Please transcribe the listing below in full and word for word, without its pictures.

* **SOURCE EXCERPT**

■ ■ ■ ■

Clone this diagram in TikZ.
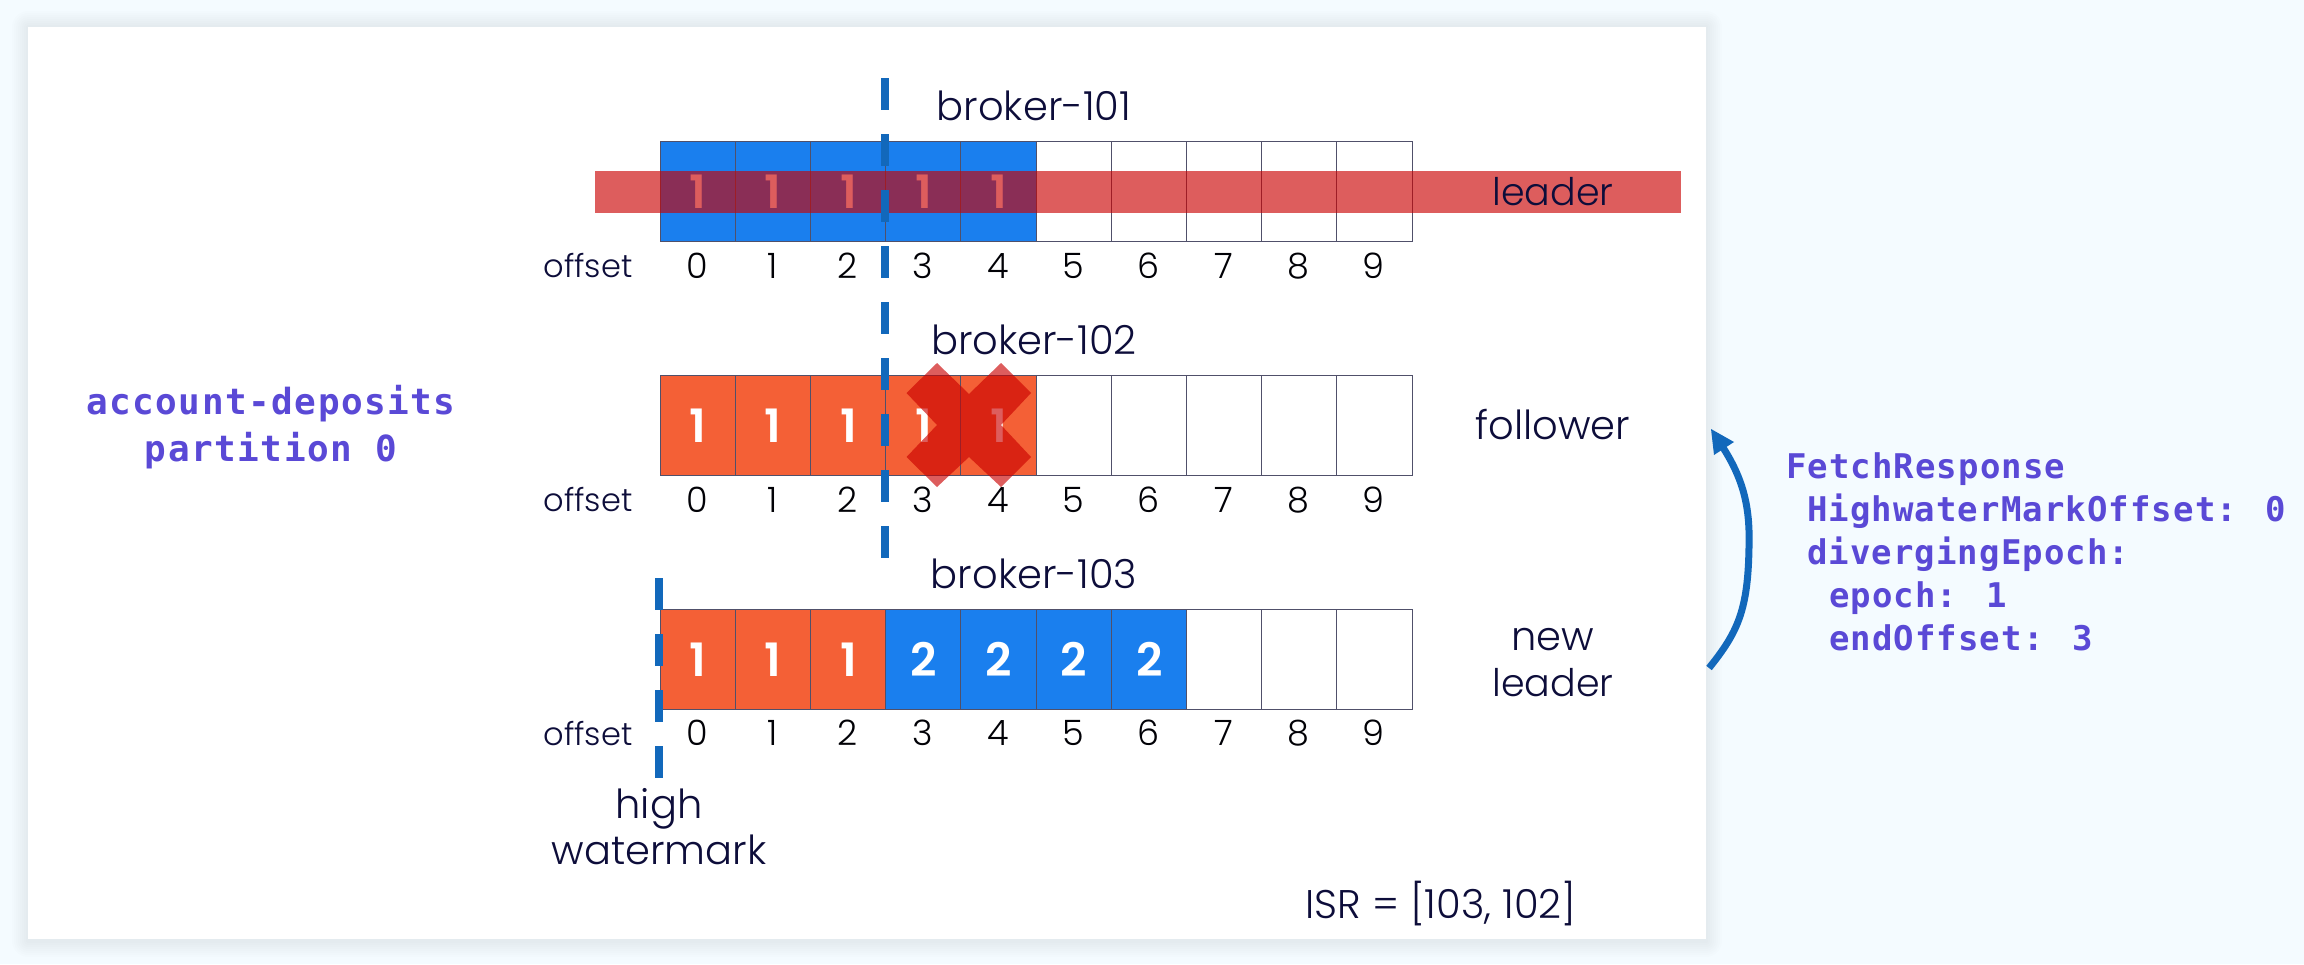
\documentclass[tikz,border=0pt]{standalone}
\usepackage{fontspec}
\setmainfont{Poppins Light}
\newfontfamily\digitfont{Poppins SemiBold}
\newfontfamily\codefont[LetterSpace=3.2]{DejaVu Sans Mono Bold}
\newfontfamily\topicfont[LetterSpace=4.2]{DejaVu Sans Mono Bold}
\definecolor{pagebg}{HTML}{F4FBFF}
\definecolor{navy}{HTML}{0D0D3A}
\definecolor{cellblue}{HTML}{1A7FEE}
\definecolor{cellorange}{HTML}{F46036}
\definecolor{gridc}{HTML}{50506A}
\definecolor{markblue}{HTML}{1268BB}
\definecolor{codec}{HTML}{5A49D6}
\definecolor{crossred}{RGB}{203,0,0}
\tikzset{
  x=1pt,y=-1pt,
  label/.style={anchor=base,inner sep=0pt,outer sep=0pt,text=navy,font=\fontsize{40}{40}\selectfont},
  leaderlbl/.style={label,font=\fontsize{38}{38}\selectfont},
  offsetlbl/.style={label,font=\fontsize{32}{32}\selectfont},
  idx/.style={label,text=black!90!navy,font=\fontsize{35}{35}\selectfont},
  val/.style={anchor=base,inner sep=0pt,outer sep=0pt,text=white,font=\digitfont\fontsize{46}{46}\selectfont},
  code/.style={anchor=base west,inner sep=0pt,outer sep=0pt,text=codec,font=\codefont\fontsize{34}{34}\selectfont},
  topic/.style={anchor=base,inner sep=0pt,outer sep=0pt,text=codec,font=\topicfont\fontsize{36}{36}\selectfont},
  cell/.style={draw=gridc,line width=1pt},
  wm/.style={draw=markblue,line width=8pt,dash pattern=on 32pt off 24pt},
  band/.style={fill=crossred,fill opacity=.635},
}
\begin{document}
\begin{tikzpicture}
\useasboundingbox (0,0) rectangle (2304,964);
\fill[pagebg] (0,0) rectangle (2304,964);
% panel shadow
\foreach \r in {16,14,...,2}{
  \fill[black,opacity=.009,rounded corners=\r pt] (28-\r,27-\r) rectangle (1706+\r,939+\r+2);
}
\fill[white] (28,27) rectangle (1706,939);

% rows of cells
\foreach \rowname/\top/\numb/\off in {a/141/241/278,b/375/475/512,c/609/709/745}{
  \foreach \i in {0,...,9}{
    \pgfmathsetmacro{\xl}{660+75.2*\i}
    \pgfmathsetmacro{\xr}{660+75.2*(\i+1)}
    \def\fc{white}
    \ifnum\i<5
      \if\rowname a\def\fc{cellblue}\fi
      \if\rowname b\def\fc{cellorange}\fi
    \fi
    \if\rowname c
      \ifnum\i<3\def\fc{cellorange}\else\ifnum\i<7\def\fc{cellblue}\fi\fi
    \fi
    \path[cell,fill=\fc] (\xl,\top) rectangle (\xr,\numb);
    \pgfmathsetmacro{\xd}{697+75.2*\i}
    \node[idx] (idx\rowname\i) at (\xd,\off) {\i};
  }
}
\node[offsetlbl] (offa) at (588,277) {offset};
\node[offsetlbl] (offb) at (588,511) {offset};
\node[offsetlbl] (offc) at (588,745) {offset};

% cell values
\foreach \i in {0,...,4}{
  \pgfmathsetmacro{\xd}{698+75.2*\i}
  \node[val] (va\i) at (\xd,208) {1};
  \node[val] (vb\i) at (\xd,442) {1};
}
\foreach \i in {0,...,2}{
  \pgfmathsetmacro{\xd}{698+75.2*\i}
  \node[val] (vc\i) at (\xd,676) {1};
}
\foreach \i in {3,...,6}{
  \pgfmathsetmacro{\xd}{698+75.2*\i}
  \node[val] (vc\i) at (\xd,676) {2};
}

% red strike band over the old leader
\fill[band] (595,171) rectangle (1681,213);
% red cross over the follower
\fill[band] (937,363)--(969,394)--(1001,363)--(1031,393)--(1001,425)--(1031,457)--(1001,487)--(969,457)--(937,487)--(906.5,457)--(937,425)--(906.5,393)--cycle;

% high watermarks
\coordinate (hwa) at (885,78);
\coordinate (hwb) at (885,558);
\coordinate (hwc) at (659,578);
\coordinate (hwd) at (659,778);
\draw[wm] (hwa) -- (hwb);
\draw[wm] (hwc) -- (hwd);

% labels
\node[label] (b1) at (1034,120) {broker-101};
\node[label] (b2) at (1034,354) {broker-102};
\node[label] (b3) at (1034,588) {broker-103};
\node[leaderlbl] (leader) at (1553,205) {leader};
\node[label] (follower) at (1553,439) {follower};
\node[label] (new) at (1553,650) {new};
\node[leaderlbl] (newleader) at (1553,696) {leader};
\node[label] (high) at (659,818) {high};
\node[label] (watermark) at (659,864) {watermark};
\node[label] (isr) at (1441,918) {ISR = [103, 102]};

% topic
\node[topic] (topic) at (271,414) {account-deposits};
\node[topic] (part) at (271,461) {partition 0};

% response
\node[code] (r1) at (1786,478) {FetchResponse};
\node[code] (r2) at (1807,521) {HighwaterMarkOffset: 0};
\node[code] (r3) at (1807,564) {divergingEpoch:};
\node[code] (r4) at (1829,607) {epoch: 1};
\node[code] (r5) at (1829,650) {endOffset: 3};

% arrow
\coordinate (as) at (1709,668);
\coordinate (ae) at (1720,443);
\coordinate (tip) at (1711,429);
\coordinate (b) at (1734,442);
\coordinate (c) at (1714,455);
\draw[markblue,line width=7pt] (as) .. controls (1738,632) and (1748,610) .. (1749,547) .. controls (1750,510) and (1745,480) .. (ae);
\fill[markblue] (tip) -- (b) -- (c) -- cycle;
\end{tikzpicture}
\end{document}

■ ■ ■ ■

* **TASK ANSWER**
Clone this diagram in TikZ.
\documentclass[tikz,border=0pt]{standalone}
\usepackage{fontspec}
\setmainfont{Poppins Light}
\newfontfamily\digitfont{Poppins SemiBold}
\newfontfamily\codefont[LetterSpace=3.2]{DejaVu Sans Mono Bold}
\newfontfamily\topicfont[LetterSpace=4.2]{DejaVu Sans Mono Bold}
\definecolor{pagebg}{HTML}{F4FBFF}
\definecolor{navy}{HTML}{0D0D3A}
\definecolor{cellblue}{HTML}{1A7FEE}
\definecolor{cellorange}{HTML}{F46036}
\definecolor{gridc}{HTML}{50506A}
\definecolor{markblue}{HTML}{1268BB}
\definecolor{codec}{HTML}{5A49D6}
\definecolor{crossred}{RGB}{203,0,0}
\tikzset{
  x=1pt,y=-1pt,
  label/.style={anchor=base,inner sep=0pt,outer sep=0pt,text=navy,font=\fontsize{40}{40}\selectfont},
  leaderlbl/.style={label,font=\fontsize{38}{38}\selectfont},
  offsetlbl/.style={label,font=\fontsize{32}{32}\selectfont},
  idx/.style={label,text=black!90!navy,font=\fontsize{35}{35}\selectfont},
  val/.style={anchor=base,inner sep=0pt,outer sep=0pt,text=white,font=\digitfont\fontsize{46}{46}\selectfont},
  code/.style={anchor=base west,inner sep=0pt,outer sep=0pt,text=codec,font=\codefont\fontsize{34}{34}\selectfont},
  topic/.style={anchor=base,inner sep=0pt,outer sep=0pt,text=codec,font=\topicfont\fontsize{36}{36}\selectfont},
  cell/.style={draw=gridc,line width=1pt},
  wm/.style={draw=markblue,line width=8pt,dash pattern=on 32pt off 24pt},
  band/.style={fill=crossred,fill opacity=.635},
}
\begin{document}
\begin{tikzpicture}
\useasboundingbox (0,0) rectangle (2304,964);
\fill[pagebg] (0,0) rectangle (2304,964);
% panel shadow
\foreach \r in {16,14,...,2}{
  \fill[black,opacity=.009,rounded corners=\r pt] (28-\r,27-\r) rectangle (1706+\r,939+\r+2);
}
\fill[white] (28,27) rectangle (1706,939);

% rows of cells
\foreach \rowname/\top/\numb/\off in {a/141/241/278,b/375/475/512,c/609/709/745}{
  \foreach \i in {0,...,9}{
    \pgfmathsetmacro{\xl}{660+75.2*\i}
    \pgfmathsetmacro{\xr}{660+75.2*(\i+1)}
    \def\fc{white}
    \ifnum\i<5
      \if\rowname a\def\fc{cellblue}\fi
      \if\rowname b\def\fc{cellorange}\fi
    \fi
    \if\rowname c
      \ifnum\i<3\def\fc{cellorange}\else\ifnum\i<7\def\fc{cellblue}\fi\fi
    \fi
    \path[cell,fill=\fc] (\xl,\top) rectangle (\xr,\numb);
    \pgfmathsetmacro{\xd}{697+75.2*\i}
    \node[idx] (idx\rowname\i) at (\xd,\off) {\i};
  }
}
\node[offsetlbl] (offa) at (588,277) {offset};
\node[offsetlbl] (offb) at (588,511) {offset};
\node[offsetlbl] (offc) at (588,745) {offset};

% cell values
\foreach \i in {0,...,4}{
  \pgfmathsetmacro{\xd}{698+75.2*\i}
  \node[val] (va\i) at (\xd,208) {1};
  \node[val] (vb\i) at (\xd,442) {1};
}
\foreach \i in {0,...,2}{
  \pgfmathsetmacro{\xd}{698+75.2*\i}
  \node[val] (vc\i) at (\xd,676) {1};
}
\foreach \i in {3,...,6}{
  \pgfmathsetmacro{\xd}{698+75.2*\i}
  \node[val] (vc\i) at (\xd,676) {2};
}

% red strike band over the old leader
\fill[band] (595,171) rectangle (1681,213);
% red cross over the follower
\fill[band] (937,363)--(969,394)--(1001,363)--(1031,393)--(1001,425)--(1031,457)--(1001,487)--(969,457)--(937,487)--(906.5,457)--(937,425)--(906.5,393)--cycle;

% high watermarks
\coordinate (hwa) at (885,78);
\coordinate (hwb) at (885,558);
\coordinate (hwc) at (659,578);
\coordinate (hwd) at (659,778);
\draw[wm] (hwa) -- (hwb);
\draw[wm] (hwc) -- (hwd);

% labels
\node[label] (b1) at (1034,120) {broker-101};
\node[label] (b2) at (1034,354) {broker-102};
\node[label] (b3) at (1034,588) {broker-103};
\node[leaderlbl] (leader) at (1553,205) {leader};
\node[label] (follower) at (1553,439) {follower};
\node[label] (new) at (1553,650) {new};
\node[leaderlbl] (newleader) at (1553,696) {leader};
\node[label] (high) at (659,818) {high};
\node[label] (watermark) at (659,864) {watermark};
\node[label] (isr) at (1441,918) {ISR = [103, 102]};

% topic
\node[topic] (topic) at (271,414) {account-deposits};
\node[topic] (part) at (271,461) {partition 0};

% response
\node[code] (r1) at (1786,478) {FetchResponse};
\node[code] (r2) at (1807,521) {HighwaterMarkOffset: 0};
\node[code] (r3) at (1807,564) {divergingEpoch:};
\node[code] (r4) at (1829,607) {epoch: 1};
\node[code] (r5) at (1829,650) {endOffset: 3};

% arrow
\coordinate (as) at (1709,668);
\coordinate (ae) at (1720,443);
\coordinate (tip) at (1711,429);
\coordinate (b) at (1734,442);
\coordinate (c) at (1714,455);
\draw[markblue,line width=7pt] (as) .. controls (1738,632) and (1748,610) .. (1749,547) .. controls (1750,510) and (1745,480) .. (ae);
\fill[markblue] (tip) -- (b) -- (c) -- cycle;
\end{tikzpicture}
\end{document}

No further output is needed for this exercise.